Excerpt from a dataset:
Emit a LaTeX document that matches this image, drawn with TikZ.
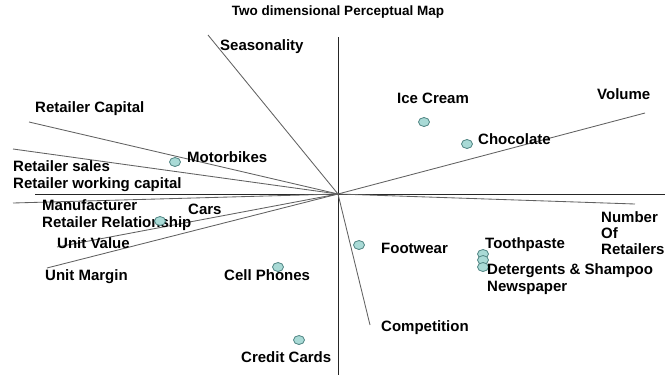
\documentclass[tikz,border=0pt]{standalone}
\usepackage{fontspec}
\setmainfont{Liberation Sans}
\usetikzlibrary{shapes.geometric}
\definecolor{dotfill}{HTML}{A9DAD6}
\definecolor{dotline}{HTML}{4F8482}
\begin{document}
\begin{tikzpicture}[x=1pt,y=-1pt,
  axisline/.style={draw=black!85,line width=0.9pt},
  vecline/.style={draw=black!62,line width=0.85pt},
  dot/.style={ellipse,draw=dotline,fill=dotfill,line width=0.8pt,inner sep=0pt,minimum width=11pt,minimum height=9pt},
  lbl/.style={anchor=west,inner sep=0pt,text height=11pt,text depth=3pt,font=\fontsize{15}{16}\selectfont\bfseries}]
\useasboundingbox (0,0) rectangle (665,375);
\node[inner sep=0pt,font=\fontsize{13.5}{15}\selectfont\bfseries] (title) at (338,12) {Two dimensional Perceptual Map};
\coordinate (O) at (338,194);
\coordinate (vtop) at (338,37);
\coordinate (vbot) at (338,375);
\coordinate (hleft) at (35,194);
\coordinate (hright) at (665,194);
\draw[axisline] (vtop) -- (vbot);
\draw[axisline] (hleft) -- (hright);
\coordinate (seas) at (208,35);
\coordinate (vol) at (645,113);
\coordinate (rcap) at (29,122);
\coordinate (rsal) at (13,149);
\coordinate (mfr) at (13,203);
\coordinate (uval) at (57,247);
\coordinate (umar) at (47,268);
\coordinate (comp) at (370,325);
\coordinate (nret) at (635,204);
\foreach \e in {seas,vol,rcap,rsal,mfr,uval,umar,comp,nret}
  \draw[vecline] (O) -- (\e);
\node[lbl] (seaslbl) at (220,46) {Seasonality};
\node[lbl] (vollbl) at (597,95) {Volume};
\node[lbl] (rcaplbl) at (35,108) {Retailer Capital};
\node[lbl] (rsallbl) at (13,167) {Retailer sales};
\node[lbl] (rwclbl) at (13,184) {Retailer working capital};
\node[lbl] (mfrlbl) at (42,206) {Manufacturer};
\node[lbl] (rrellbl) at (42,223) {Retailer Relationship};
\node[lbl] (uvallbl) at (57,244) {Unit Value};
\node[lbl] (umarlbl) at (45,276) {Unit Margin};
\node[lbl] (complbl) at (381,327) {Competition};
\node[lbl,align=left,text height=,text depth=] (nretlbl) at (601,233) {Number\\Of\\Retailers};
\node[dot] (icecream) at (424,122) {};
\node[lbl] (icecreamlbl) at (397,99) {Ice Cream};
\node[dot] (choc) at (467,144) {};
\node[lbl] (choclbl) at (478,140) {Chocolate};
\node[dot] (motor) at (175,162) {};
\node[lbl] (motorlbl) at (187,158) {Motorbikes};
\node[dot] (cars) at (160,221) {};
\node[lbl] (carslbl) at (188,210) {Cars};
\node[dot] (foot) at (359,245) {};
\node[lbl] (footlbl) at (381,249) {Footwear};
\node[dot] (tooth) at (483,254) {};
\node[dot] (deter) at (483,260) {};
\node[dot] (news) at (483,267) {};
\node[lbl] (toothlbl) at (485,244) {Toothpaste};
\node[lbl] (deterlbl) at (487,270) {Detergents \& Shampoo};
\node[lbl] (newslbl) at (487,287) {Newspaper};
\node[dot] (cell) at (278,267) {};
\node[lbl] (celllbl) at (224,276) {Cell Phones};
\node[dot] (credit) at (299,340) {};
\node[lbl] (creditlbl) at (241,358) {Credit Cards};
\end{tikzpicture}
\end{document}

* * *

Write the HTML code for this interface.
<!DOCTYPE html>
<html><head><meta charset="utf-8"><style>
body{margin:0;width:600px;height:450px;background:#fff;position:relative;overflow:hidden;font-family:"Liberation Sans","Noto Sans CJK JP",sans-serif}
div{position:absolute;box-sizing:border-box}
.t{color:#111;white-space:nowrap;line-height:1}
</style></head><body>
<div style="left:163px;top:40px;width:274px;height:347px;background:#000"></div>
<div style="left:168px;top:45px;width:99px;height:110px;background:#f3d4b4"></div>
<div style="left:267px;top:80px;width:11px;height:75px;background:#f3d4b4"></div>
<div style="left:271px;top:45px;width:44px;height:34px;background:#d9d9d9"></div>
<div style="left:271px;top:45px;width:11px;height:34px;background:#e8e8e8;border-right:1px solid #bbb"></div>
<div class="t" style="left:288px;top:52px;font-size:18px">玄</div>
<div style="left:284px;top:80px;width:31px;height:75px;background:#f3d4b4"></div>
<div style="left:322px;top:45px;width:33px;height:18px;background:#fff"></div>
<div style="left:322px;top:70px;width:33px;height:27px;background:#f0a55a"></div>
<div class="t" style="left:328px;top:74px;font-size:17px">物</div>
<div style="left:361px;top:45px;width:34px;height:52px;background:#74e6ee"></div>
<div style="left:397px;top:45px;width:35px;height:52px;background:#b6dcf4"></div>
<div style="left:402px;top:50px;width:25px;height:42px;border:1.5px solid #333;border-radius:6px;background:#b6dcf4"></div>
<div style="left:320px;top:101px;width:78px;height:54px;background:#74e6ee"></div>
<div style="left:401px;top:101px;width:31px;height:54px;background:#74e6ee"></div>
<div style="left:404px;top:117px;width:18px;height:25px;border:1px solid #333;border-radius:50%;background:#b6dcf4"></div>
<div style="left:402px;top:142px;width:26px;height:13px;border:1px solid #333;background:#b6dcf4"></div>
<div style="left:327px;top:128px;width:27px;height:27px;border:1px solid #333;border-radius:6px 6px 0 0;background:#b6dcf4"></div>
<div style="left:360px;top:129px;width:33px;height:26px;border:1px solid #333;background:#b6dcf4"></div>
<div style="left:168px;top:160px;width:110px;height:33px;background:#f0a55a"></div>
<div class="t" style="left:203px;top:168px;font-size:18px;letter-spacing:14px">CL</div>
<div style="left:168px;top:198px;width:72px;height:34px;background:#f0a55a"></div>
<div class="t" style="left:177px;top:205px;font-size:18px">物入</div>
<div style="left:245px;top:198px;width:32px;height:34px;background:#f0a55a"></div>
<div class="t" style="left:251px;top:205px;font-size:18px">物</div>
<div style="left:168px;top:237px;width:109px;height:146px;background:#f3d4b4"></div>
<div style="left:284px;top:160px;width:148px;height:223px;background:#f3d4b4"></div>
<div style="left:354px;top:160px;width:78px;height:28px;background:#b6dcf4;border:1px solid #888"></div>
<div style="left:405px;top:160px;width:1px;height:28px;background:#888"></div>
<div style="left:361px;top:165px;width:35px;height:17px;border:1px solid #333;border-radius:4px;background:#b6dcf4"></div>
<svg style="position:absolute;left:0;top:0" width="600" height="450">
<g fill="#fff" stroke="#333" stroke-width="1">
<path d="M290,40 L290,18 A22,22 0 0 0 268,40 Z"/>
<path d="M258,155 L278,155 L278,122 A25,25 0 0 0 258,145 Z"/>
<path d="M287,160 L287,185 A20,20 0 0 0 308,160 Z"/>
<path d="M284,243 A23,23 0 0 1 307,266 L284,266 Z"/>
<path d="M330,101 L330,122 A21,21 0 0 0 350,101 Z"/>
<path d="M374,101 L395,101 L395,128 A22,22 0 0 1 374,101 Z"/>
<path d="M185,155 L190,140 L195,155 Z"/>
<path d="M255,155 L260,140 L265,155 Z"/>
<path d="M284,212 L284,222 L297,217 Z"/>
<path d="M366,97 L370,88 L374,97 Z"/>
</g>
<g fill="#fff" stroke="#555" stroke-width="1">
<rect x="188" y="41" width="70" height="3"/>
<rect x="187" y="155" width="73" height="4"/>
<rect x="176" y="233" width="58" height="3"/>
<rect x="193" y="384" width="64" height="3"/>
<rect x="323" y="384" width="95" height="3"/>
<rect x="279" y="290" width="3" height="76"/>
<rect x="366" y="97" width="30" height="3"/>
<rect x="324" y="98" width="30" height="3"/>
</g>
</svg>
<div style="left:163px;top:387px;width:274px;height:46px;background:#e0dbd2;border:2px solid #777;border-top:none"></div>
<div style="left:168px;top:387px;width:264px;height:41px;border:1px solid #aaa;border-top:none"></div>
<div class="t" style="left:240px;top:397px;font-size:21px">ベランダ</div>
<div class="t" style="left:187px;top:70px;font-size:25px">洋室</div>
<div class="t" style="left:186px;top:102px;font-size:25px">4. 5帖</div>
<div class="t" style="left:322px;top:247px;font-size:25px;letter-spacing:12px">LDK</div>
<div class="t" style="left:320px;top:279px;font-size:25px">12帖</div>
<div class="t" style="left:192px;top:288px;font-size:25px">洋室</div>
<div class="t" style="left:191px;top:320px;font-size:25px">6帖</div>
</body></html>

### What is expected
Where a line of the records above holds the word "this", copy that line.

### Solution to the problem
Emit a LaTeX document that matches this image, drawn with TikZ.
Write the HTML code for this interface.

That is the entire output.